For a good example of the way courts used to “rehabilitate” patently biased jurors, resulting in sheepish concessions that the jurors can be fair, see the Wisconsin Supreme Court opinion in State v. Ferron, 219 Wis.2d 481, 579 N.W.2d 654, 656-657 (1998).

The exchange in Ferron provoked the Supreme Court to remark, “In attempting to ascertain the sincerity of a prospective juror’s willingness to set aside an opinion, bias or prior knowledge, circuit courts should refrain from badgering the prospective juror, or from giving the appearance that it is doing so.”

Of course, not all courts were like this. I know one judge in Milwaukee County who has probably never once had to strike a juror for cause on an attorney’s motion. After the voir dire is complete, he calls the attorneys up to the bench and announces he is striking all the jurors who are arguably removable for cause.
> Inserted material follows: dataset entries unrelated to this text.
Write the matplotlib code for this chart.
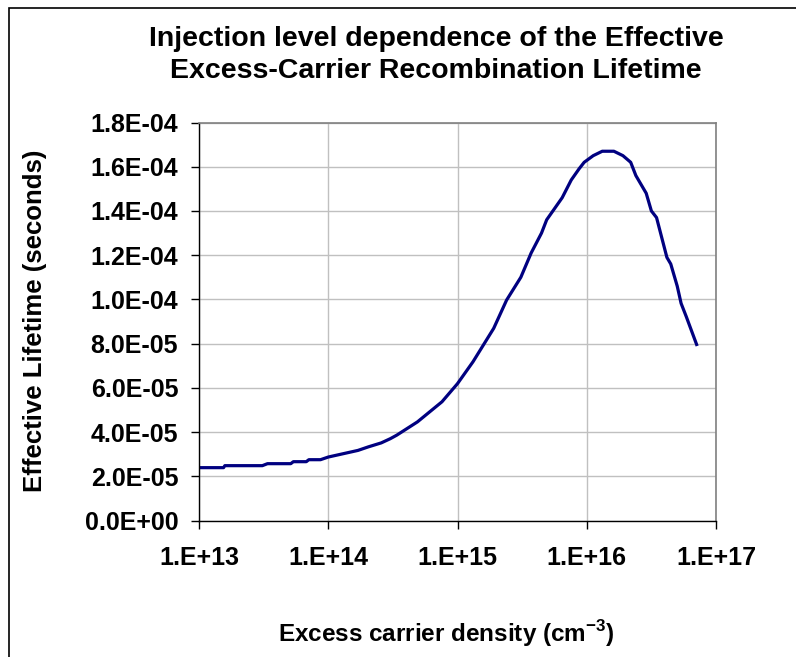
import matplotlib
matplotlib.use("Agg")
import matplotlib.pyplot as plt
from matplotlib.ticker import FixedLocator, FuncFormatter, NullLocator
import numpy as np

plt.rcParams["font.family"] = ["Liberation Sans", "DejaVu Sans"]
plt.rcParams["font.weight"] = "bold"
plt.rcParams["mathtext.fontset"] = "custom"
plt.rcParams["mathtext.bf"] = "Liberation Sans:bold"
plt.rcParams["mathtext.rm"] = "Liberation Sans:bold"

# excess carrier density, log10(cm^-3)
log_density = [13.0, 13.19, 13.2, 13.49, 13.53, 13.71, 13.73, 13.83, 13.85, 13.94,
               14.0, 14.23, 14.31, 14.41, 14.48, 14.53, 14.69, 14.88, 15.0, 15.12,
               15.28, 15.38, 15.49, 15.57, 15.65, 15.69, 15.81, 15.88, 15.94, 15.98,
               16.05, 16.12, 16.21, 16.28, 16.34, 16.38, 16.46, 16.50, 16.54, 16.58,
               16.62, 16.65, 16.70, 16.73, 16.77, 16.85]
# effective lifetime, seconds
lifetime = [2.39e-5, 2.39e-5, 2.48e-5, 2.48e-5, 2.57e-5, 2.57e-5, 2.66e-5, 2.66e-5, 2.75e-5, 2.75e-5,
            2.87e-5, 3.17e-5, 3.33e-5, 3.51e-5, 3.70e-5, 3.86e-5, 4.46e-5, 5.37e-5, 6.19e-5, 7.18e-5,
            8.69e-5, 9.97e-5, 1.10e-4, 1.21e-4, 1.30e-4, 1.36e-4, 1.46e-4, 1.54e-4, 1.59e-4, 1.62e-4,
            1.65e-4, 1.67e-4, 1.67e-4, 1.65e-4, 1.62e-4, 1.56e-4, 1.48e-4, 1.40e-4, 1.37e-4, 1.28e-4,
            1.19e-4, 1.16e-4, 1.06e-4, 9.82e-5, 9.22e-5, 7.96e-5]

x_ticks = [1e13, 1e14, 1e15, 1e16, 1e17]
y_ticks = np.arange(0, 1.81e-4, 2e-5)

density = 10 ** np.array(log_density)

fig = plt.figure(figsize=(7.96, 6.57), dpi=100)
# chart area frame (only top/left visible in the original)
fig.patches.append(plt.Rectangle((8.5 / 796, -0.1), 2, 1.1 - 8 / 657, transform=fig.transFigure,
                                 fill=False, edgecolor="black", linewidth=1.2))

ax = fig.add_axes([199 / 796, 1 - 520.5 / 657, (716 - 199) / 796, (520.5 - 122.5) / 657])
ax.plot(density, lifetime, color="#000080", linewidth=2.3, solid_joinstyle="round")
ax.set_xscale("log")
ax.set_xlim(1e13, 1e17)
ax.set_ylim(0, 1.8e-4)

ax.xaxis.set_major_locator(FixedLocator(x_ticks))
ax.xaxis.set_minor_locator(NullLocator())
ax.xaxis.set_major_formatter(FuncFormatter(lambda v, p: "1.E+%d" % round(np.log10(v))))
ax.yaxis.set_major_locator(FixedLocator(y_ticks))
ax.yaxis.set_major_formatter(FuncFormatter(lambda v, p: "%.1E" % v))

ax.grid(True, color="#c0c0c0", linewidth=1.0)
ax.set_axisbelow(True)
for s in ["top", "right"]:
    ax.spines[s].set_color("#808080")
    ax.spines[s].set_linewidth(1.2)
for s in ["left", "bottom"]:
    ax.spines[s].set_color("black")
    ax.spines[s].set_linewidth(1.0)

ax.tick_params(axis="both", direction="out", length=6, width=1, labelsize=18, colors="black")
ax.tick_params(axis="y", pad=9)
ax.tick_params(axis="x", pad=12.5)

fig.text(436 / 796, 1 - 55.5 / 657,
         "Injection level dependence of the Effective\nExcess-Carrier Recombination Lifetime",
         ha="center", va="center", fontsize=20.5, fontweight="bold", linespacing=1.3)
fig.text(35 / 796, 1 - 321 / 657, "Effective Lifetime (seconds)", rotation=90,
         ha="center", va="center", fontsize=18.5, fontweight="bold")
fig.text(446 / 796, 1 - 634 / 657, r"Excess carrier density (cm$^{\mathbf{-3}}$)",
         ha="center", va="center", fontsize=17.5, fontweight="bold")

fig.savefig("out.png", dpi=100)
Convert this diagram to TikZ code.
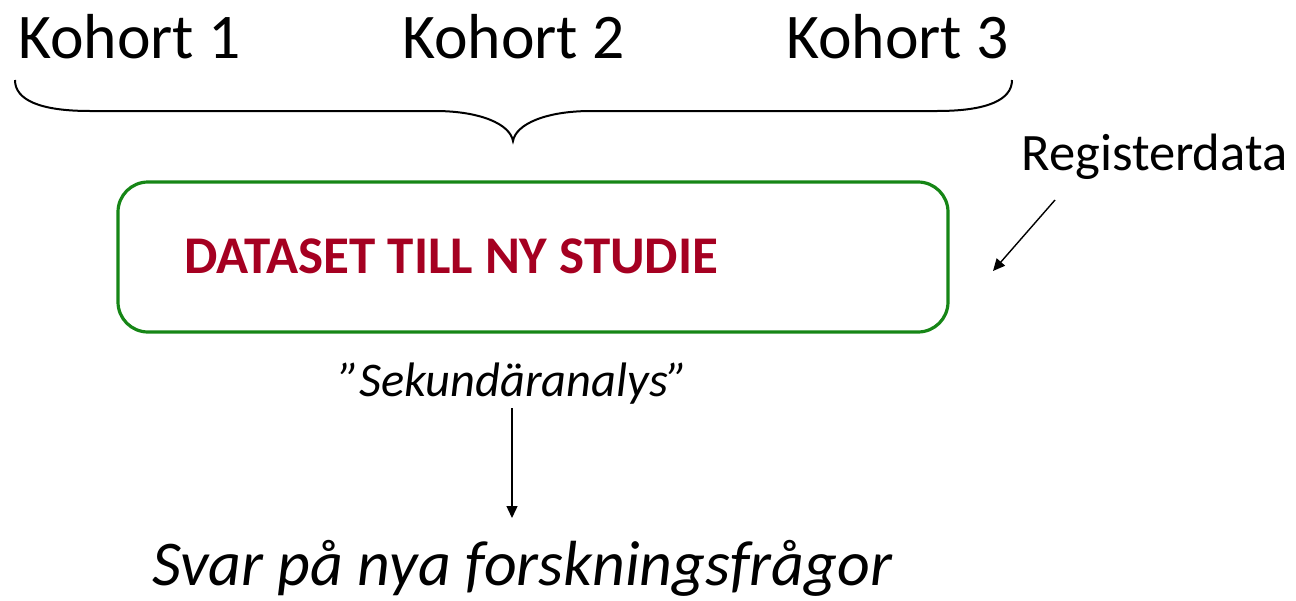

As a general matter, that’s great. It beats having to use a peremptory strike just to get rid of some juror whose husband is a cop, whose three brothers are cops, whose father is a cop, etc.
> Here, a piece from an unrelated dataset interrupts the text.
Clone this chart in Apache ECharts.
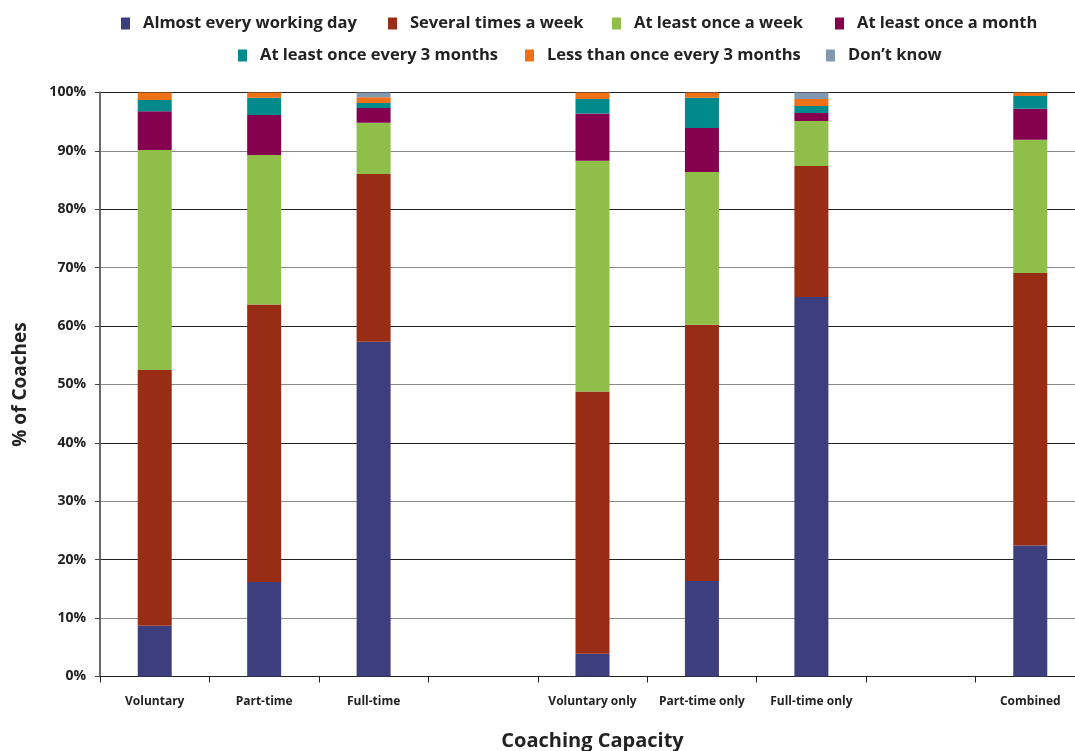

But sometimes, it’s not so great. As a defense attorney, I want the prospective juror who was once arrested just because he was trespassing in a stranger’s front yard, naked and tripping on LSD.

But this judge removed that particular prospect with no explanation except, “I’m removing juror number 12; he’s a goofball.”

In any event, it has been a long time since I’ve seen a voir dire transcript as bad as the one in Ferron. I expect circuit court judges have taken the Supreme Court’s caution to heart, and no longer pound admissions of feigned impartiality out of jurors the way they once did.

So, perhaps my advice to Nicole wasn’t as sound as it once would have been.

Still, I have to think that any juror who says, “I do love an acquittal,” one way or another, will not have to hear the case.

Of course, I really, really, do love an acquittal. Most folks called for jury duty probably can’t declare that with as much enthusiasm as I can. I imagine there are even some people who would be lying if they said that; and that would sort of defeat the point of voir dire, wouldn’t it?

Maybe I should have told Nicole just to answer the questions truthfully.